The theorem can be proven directly (no contradiction necessary). Note that f([a,b]) is an interval, call it I. You can show this function is continuous at x0 for three cases.
1) x0 is in (a,b)
2) x0 = a
3) x0 = b (this proof is very similar to case 2)
hint for case 1: there exists an E>0 s.t. (f(x0)-E, f(x0)+E) is a subset of I. Let e>0 and assume e < E. Show there exists a d>0 s.t. |x-x0|<d implies
|f(x) - f(x0)|<e.

 

[MathematicalPhysicist]

i tried to appraoch this probelm directly and indirectly but so far instead of helping me you got me confused even more.

i know that AxFx=~Ex~Fx where E and A are the quantifiers and F is a predicate so i know that i needed to rephrase it as you stated.

anyway, one user tell me my definition is incorrect and another one just reinforces me.
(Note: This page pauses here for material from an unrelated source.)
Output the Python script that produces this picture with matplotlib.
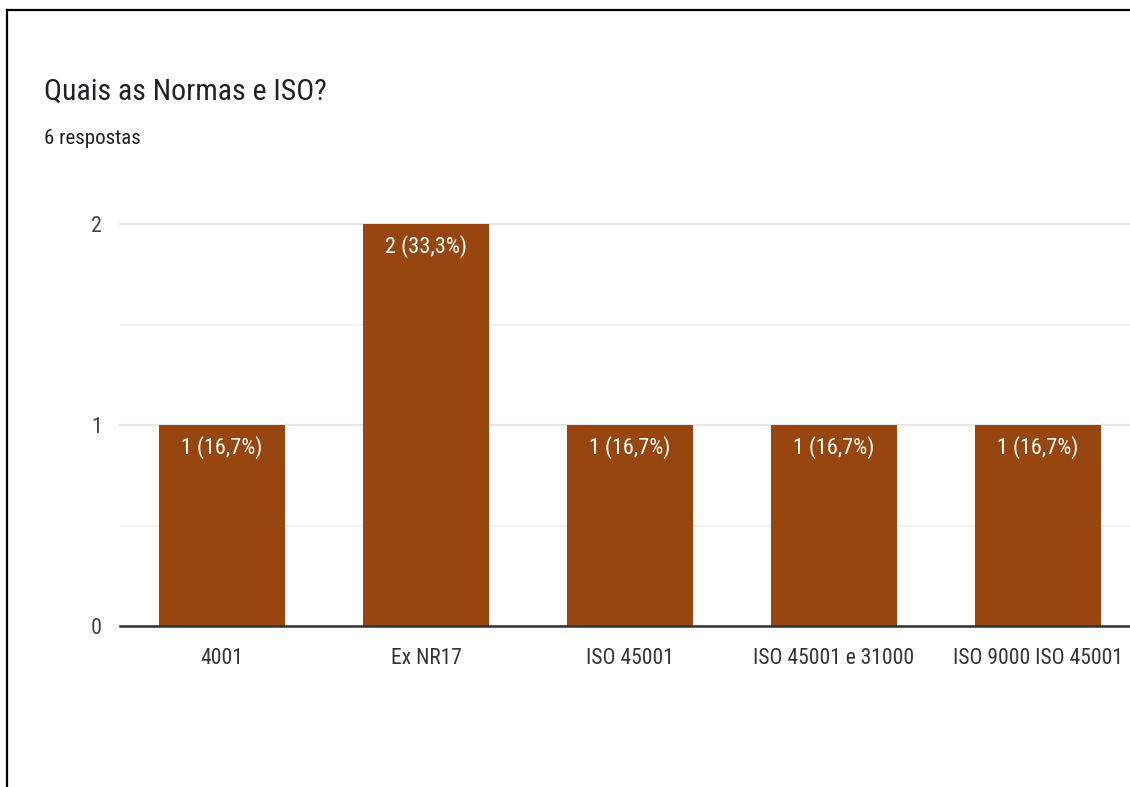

anyway, for the first case x0 is in (x0-E,x0+E) such that f(x0) is in (f(x0-E),f(x0+E)) for any x in (x0-E,x0+E) x0-E<x<x0+E x-x0<E=d
but how do i deduce that |f(x)-f(x0)|<e?

 

[nocturnal]

anyway, for the first case x0 is in (x0-E,x0+E) such that f(x0) is in (f(x0-E),f(x0+E)) for any x in (x0-E,x0+E) x0-E<x<x0+E x-x0<E=d
but how do i deduce that |f(x)-f(x0)|<e?

if e<E then $$f(x_0) - e, f(x_0) + e \in (f(x_0) - E, f(x_0) +E) \subseteq I$$
Thus there exists $x_1, x_2$ s.t. $$f(x_1) = f(x_0) - e$$ and $f(x_2) = f(x_0) + e$. Note that $x_0 \in (x_1, x_2)$. The choice of d should be apparent.

 

[MathematicalPhysicist]

what happens is that f(x)<f(x0)+e.

but if this is such easy why no one suggested this way before you?

 

[nocturnal]

I never said this was easy. There were a couple of mistakes in my last two posts (major ones). I have fixed them now. I had (x0-E, x0+E) but it should have been (f(x0)-E, f(x0)+E). Sorry for the confusion.

 

[matt grime]

Looking at the polynomial question, the poly x-i is odd degree and has no real solutions. Moral of the story: write all of the conditions of the question out properly. Note, for instance, that as stated you original question omits some very important information about the domain of the function f. It is prefectly possible to have continuous functions that take only rational values and are not constant if you choose the domain properly.